The absence of so-called “revolutionary” demonstrators from Tahrir Square has been apparent for some time. After some of their numbers helped depose former President Mohamed Morsi this summer, few returned to downtown Cairo after July 3. So why did they return in high numbers on Tuesday, the second anniversary of 2011’s brutal Mohamed Mahmoud clashes?
Sherif Gaber, an urban planner and member of the Mosireen independent media collective, says it’s a matter of the anniversary itself.
“I’ve been thinking about this question. I think it may be because of the commemoration of Mohamed Mahmoud, and the political contours of Mohamed Mahmoud. I think this is the first time protestors thought they could be identified correctly.”
Gaber spoke to Mada Masr from downtown, where Egyptians gathered in cafes and in Tahrir itself to watch Egypt play Ghana in a make-or-break World Cup qualifier (Egypt ultimately beat Ghana 2-1, but was still kicked out of the qualifiers).
“In a way, it [Mohamed Mahmoud] was against the bargain that was struck by the Brotherhood and the military until the coup,” Gaber said, as his reflections on the revolutionaries’ return were interrupted by Amr Zaki’s first goal against Ghana.
“You can claim the day as uniquely yours, and it’s so clearly against the Ikhwan (Brotherhood) and military, it’s exactly what we needed.”
Mariam Kirollos, who was at the original clashes in 2011 and demonstrated again on Tuesday, agreed.
“Honestly, I think that Mohamed Mahmoud was indicative of what the people who were protesting in the 18 days believed in.
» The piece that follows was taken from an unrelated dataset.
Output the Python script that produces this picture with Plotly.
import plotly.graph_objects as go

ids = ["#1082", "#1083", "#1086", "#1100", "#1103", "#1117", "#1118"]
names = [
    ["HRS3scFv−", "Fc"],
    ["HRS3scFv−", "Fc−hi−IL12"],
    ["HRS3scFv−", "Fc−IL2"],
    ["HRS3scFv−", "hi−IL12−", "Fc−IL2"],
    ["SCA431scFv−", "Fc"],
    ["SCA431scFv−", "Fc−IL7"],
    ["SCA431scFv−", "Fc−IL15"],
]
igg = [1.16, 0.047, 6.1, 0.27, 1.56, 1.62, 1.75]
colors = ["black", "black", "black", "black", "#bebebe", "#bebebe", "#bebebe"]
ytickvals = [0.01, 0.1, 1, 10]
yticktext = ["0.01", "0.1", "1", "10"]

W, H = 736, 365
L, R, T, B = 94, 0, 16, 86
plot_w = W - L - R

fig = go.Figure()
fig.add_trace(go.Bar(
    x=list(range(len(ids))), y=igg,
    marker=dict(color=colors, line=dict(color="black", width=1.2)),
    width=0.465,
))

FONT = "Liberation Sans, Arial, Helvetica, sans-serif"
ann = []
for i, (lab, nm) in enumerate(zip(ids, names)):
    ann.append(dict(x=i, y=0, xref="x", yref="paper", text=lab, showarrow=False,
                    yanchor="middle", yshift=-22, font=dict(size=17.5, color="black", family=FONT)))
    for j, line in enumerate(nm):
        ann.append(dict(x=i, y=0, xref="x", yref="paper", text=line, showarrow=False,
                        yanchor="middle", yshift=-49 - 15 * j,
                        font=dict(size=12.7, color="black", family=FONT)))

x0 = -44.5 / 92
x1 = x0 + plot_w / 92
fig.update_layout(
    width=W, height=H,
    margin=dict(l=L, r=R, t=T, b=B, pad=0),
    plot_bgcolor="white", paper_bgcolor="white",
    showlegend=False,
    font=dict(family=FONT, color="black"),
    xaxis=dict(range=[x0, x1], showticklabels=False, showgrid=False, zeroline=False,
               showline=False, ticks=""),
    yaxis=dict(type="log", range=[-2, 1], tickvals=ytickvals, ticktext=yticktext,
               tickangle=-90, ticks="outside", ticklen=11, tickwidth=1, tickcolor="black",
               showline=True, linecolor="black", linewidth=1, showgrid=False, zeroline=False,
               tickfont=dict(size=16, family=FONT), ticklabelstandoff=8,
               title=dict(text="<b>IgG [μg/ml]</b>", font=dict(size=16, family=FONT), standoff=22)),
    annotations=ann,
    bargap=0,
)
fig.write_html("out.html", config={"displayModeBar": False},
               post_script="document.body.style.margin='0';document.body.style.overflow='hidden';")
It was a way to unite with those who believe in the same thing. My favorite chant today was, ‘For those of you chanting for Morsi or Sisi: Morsi won’t return, nor will Sisi be my president.’”
Mohamed Adel of the April 6 Youth Movement saw it as a show of strength.
“Today our message is that we can do anything. We went to Mohamed Mahmoud Street. Nobody stopped us and nobody can stop us,” Adel said. “It’s not just between the Brotherhood and the Mubarak regime; we are one of hundreds in this conflict.”
Thinking outside of this binary is key to understanding why the revolutionaries were able to make their eventual return to the space they once claimed as theirs, said Mohamed al-Agaty, a political researcher with the Arab Forum for Alternatives.
Although the square was first associated with the revolutionaries that ousted former President Hosni Mubarak, since the summer of 2013, it has been claimed by supporters of the military who demand a violent crackdown on Morsi’s supporters.
“As time passes, it’s about the policies and not taking sides,” Agaty said. “People get out of the polarization and think in a different way.”
On Monday, Agaty was in a march coming from Abdeen to Tahrir that protested against the police brutality that claimed the lives of dozens on Mohamed Mahmoud Street two years ago, and that still continues today.
Activists were also impelled to return to the square when the government attempted to revise history on the occasion of the anniversary of the clashes. On Monday, protesters destroyed the monument that the state had erected in the middle of Tahrir, angered that the same state officials who were responsible for the deaths of the 2011 martyrs were now attempting to commemorate their sacrifice.
For Kirollos, the state’s appropriation of that memory was “extremely provocative” and played a role in bringing people to the square.
“One doesn’t have to be an urbanist to realize the irony as to who was building it [the monument] and for what,” Gaber said. “It shows they don’t have discursive control over the square. It was garish and cheap, and symbolically kind of horrific.”